THE EXERCISE — Copy the data exactly from the line that contains "Clone this chart in Altair." through the line that contains "return [(x, y + DEPTH) for x, y in pts]", keeping both end lines and leaving out everything else.

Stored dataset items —

(begin)

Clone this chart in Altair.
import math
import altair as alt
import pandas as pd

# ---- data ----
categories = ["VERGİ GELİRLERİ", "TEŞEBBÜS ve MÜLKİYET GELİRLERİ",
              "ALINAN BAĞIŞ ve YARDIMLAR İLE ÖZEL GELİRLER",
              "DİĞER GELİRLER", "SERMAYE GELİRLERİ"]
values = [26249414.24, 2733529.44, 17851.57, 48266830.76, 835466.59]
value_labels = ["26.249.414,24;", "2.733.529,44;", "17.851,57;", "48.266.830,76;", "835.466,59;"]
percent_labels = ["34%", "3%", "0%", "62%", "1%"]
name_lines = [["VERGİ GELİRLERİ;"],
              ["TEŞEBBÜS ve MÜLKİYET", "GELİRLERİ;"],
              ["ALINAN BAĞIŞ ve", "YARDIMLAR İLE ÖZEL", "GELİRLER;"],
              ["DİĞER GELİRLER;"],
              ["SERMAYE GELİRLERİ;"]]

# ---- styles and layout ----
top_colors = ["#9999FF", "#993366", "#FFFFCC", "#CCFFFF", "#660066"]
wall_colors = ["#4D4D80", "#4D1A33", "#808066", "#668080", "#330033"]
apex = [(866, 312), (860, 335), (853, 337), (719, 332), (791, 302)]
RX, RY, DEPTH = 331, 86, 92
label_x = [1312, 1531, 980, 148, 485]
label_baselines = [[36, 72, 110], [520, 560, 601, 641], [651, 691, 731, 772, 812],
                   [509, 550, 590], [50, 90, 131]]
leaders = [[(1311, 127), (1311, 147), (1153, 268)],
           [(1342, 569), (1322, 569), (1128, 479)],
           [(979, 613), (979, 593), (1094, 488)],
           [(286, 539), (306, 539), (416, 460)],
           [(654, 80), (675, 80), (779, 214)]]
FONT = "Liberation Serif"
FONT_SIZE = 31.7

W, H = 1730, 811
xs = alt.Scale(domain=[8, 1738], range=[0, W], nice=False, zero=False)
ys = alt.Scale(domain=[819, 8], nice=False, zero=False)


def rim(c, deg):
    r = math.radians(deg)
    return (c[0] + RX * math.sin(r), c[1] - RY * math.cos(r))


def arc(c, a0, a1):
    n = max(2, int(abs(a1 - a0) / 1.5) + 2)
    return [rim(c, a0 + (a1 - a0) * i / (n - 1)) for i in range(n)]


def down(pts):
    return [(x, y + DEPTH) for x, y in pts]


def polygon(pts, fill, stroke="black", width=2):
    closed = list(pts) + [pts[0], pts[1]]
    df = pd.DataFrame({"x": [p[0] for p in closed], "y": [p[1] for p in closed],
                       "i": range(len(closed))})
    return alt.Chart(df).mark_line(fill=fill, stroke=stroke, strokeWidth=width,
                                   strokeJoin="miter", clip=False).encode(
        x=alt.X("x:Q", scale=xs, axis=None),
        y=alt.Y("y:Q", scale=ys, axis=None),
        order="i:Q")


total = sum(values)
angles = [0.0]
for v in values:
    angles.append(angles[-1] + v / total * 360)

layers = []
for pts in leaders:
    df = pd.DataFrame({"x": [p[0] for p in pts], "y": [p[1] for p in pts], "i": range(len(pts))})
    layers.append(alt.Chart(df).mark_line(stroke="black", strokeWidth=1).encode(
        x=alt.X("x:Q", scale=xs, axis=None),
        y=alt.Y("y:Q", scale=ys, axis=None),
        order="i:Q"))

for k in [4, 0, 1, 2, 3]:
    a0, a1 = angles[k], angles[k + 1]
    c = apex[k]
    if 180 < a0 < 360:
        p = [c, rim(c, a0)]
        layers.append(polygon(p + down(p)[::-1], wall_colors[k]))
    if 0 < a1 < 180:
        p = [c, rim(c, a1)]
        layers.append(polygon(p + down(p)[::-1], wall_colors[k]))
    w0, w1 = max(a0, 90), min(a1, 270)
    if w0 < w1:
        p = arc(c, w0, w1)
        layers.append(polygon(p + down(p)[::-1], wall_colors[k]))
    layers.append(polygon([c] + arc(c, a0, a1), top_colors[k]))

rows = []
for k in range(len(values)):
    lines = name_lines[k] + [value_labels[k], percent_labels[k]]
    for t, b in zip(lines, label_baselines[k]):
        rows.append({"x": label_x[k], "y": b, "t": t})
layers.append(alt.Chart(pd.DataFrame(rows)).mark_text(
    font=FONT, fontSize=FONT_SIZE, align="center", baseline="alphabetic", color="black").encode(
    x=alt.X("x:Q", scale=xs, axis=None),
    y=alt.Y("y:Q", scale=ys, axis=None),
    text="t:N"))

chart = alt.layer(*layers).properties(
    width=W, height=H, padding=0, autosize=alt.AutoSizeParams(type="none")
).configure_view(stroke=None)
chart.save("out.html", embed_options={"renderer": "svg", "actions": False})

(end)
(begin)

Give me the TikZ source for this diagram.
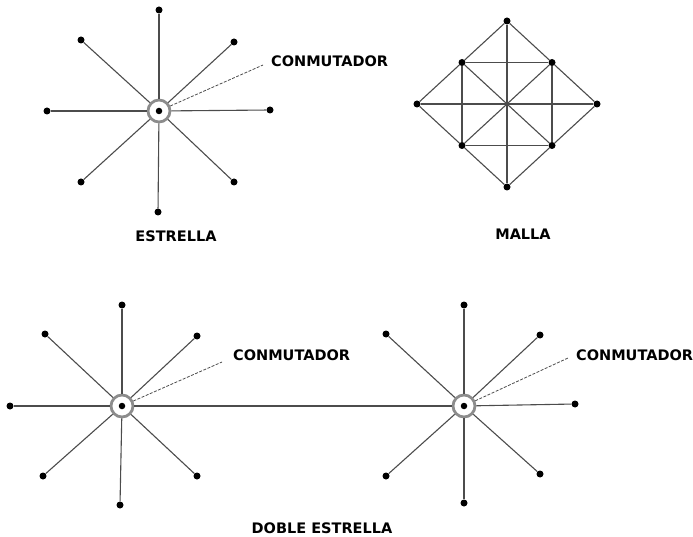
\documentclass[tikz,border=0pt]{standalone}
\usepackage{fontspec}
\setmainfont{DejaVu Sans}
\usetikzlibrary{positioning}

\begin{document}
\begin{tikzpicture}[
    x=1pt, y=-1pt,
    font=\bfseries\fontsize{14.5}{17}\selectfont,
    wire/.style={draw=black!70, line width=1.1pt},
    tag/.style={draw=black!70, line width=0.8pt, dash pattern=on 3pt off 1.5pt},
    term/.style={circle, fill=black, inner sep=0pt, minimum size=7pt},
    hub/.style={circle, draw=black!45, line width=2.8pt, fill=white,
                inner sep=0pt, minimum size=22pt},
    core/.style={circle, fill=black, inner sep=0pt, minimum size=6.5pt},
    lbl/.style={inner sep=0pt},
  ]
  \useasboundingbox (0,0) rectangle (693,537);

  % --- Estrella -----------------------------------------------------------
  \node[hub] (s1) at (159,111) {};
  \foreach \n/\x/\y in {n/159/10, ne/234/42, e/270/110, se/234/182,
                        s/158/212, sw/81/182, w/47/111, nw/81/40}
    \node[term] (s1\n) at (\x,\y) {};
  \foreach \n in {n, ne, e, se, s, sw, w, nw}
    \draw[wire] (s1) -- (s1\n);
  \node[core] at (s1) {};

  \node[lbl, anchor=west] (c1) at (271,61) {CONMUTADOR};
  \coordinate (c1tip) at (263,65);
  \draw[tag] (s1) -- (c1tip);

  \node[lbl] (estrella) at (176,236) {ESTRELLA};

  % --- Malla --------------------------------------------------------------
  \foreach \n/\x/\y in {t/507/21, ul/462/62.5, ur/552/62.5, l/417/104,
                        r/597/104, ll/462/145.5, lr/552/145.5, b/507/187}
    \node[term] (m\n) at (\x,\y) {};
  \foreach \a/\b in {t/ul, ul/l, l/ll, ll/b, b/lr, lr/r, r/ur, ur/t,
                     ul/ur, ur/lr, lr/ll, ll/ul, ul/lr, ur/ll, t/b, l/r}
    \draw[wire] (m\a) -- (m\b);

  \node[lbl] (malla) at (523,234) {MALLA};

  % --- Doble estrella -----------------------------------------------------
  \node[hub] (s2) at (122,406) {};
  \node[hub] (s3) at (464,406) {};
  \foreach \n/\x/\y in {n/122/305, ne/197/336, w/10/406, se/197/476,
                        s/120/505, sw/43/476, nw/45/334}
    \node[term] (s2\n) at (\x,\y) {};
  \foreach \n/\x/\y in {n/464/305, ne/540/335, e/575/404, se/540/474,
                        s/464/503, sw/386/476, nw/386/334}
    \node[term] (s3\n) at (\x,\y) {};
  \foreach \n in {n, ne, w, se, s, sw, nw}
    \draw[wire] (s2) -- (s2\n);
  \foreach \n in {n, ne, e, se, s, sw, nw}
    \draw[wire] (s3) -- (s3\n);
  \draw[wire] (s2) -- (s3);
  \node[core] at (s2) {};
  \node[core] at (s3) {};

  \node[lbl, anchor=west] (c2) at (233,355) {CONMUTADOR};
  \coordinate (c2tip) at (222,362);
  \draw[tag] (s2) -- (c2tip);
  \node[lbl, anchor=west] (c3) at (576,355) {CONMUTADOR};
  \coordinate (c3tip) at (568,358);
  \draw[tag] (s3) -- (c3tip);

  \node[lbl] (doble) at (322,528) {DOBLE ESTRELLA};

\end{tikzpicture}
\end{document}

(end)

RESPONSE TO THE TASK —
Clone this chart in Altair.
import math
import altair as alt
import pandas as pd

# ---- data ----
categories = ["VERGİ GELİRLERİ", "TEŞEBBÜS ve MÜLKİYET GELİRLERİ",
              "ALINAN BAĞIŞ ve YARDIMLAR İLE ÖZEL GELİRLER",
              "DİĞER GELİRLER", "SERMAYE GELİRLERİ"]
values = [26249414.24, 2733529.44, 17851.57, 48266830.76, 835466.59]
value_labels = ["26.249.414,24;", "2.733.529,44;", "17.851,57;", "48.266.830,76;", "835.466,59;"]
percent_labels = ["34%", "3%", "0%", "62%", "1%"]
name_lines = [["VERGİ GELİRLERİ;"],
              ["TEŞEBBÜS ve MÜLKİYET", "GELİRLERİ;"],
              ["ALINAN BAĞIŞ ve", "YARDIMLAR İLE ÖZEL", "GELİRLER;"],
              ["DİĞER GELİRLER;"],
              ["SERMAYE GELİRLERİ;"]]

# ---- styles and layout ----
top_colors = ["#9999FF", "#993366", "#FFFFCC", "#CCFFFF", "#660066"]
wall_colors = ["#4D4D80", "#4D1A33", "#808066", "#668080", "#330033"]
apex = [(866, 312), (860, 335), (853, 337), (719, 332), (791, 302)]
RX, RY, DEPTH = 331, 86, 92
label_x = [1312, 1531, 980, 148, 485]
label_baselines = [[36, 72, 110], [520, 560, 601, 641], [651, 691, 731, 772, 812],
                   [509, 550, 590], [50, 90, 131]]
leaders = [[(1311, 127), (1311, 147), (1153, 268)],
           [(1342, 569), (1322, 569), (1128, 479)],
           [(979, 613), (979, 593), (1094, 488)],
           [(286, 539), (306, 539), (416, 460)],
           [(654, 80), (675, 80), (779, 214)]]
FONT = "Liberation Serif"
FONT_SIZE = 31.7

W, H = 1730, 811
xs = alt.Scale(domain=[8, 1738], range=[0, W], nice=False, zero=False)
ys = alt.Scale(domain=[819, 8], nice=False, zero=False)


def rim(c, deg):
    r = math.radians(deg)
    return (c[0] + RX * math.sin(r), c[1] - RY * math.cos(r))


def arc(c, a0, a1):
    n = max(2, int(abs(a1 - a0) / 1.5) + 2)
    return [rim(c, a0 + (a1 - a0) * i / (n - 1)) for i in range(n)]


def down(pts):
    return [(x, y + DEPTH) for x, y in pts]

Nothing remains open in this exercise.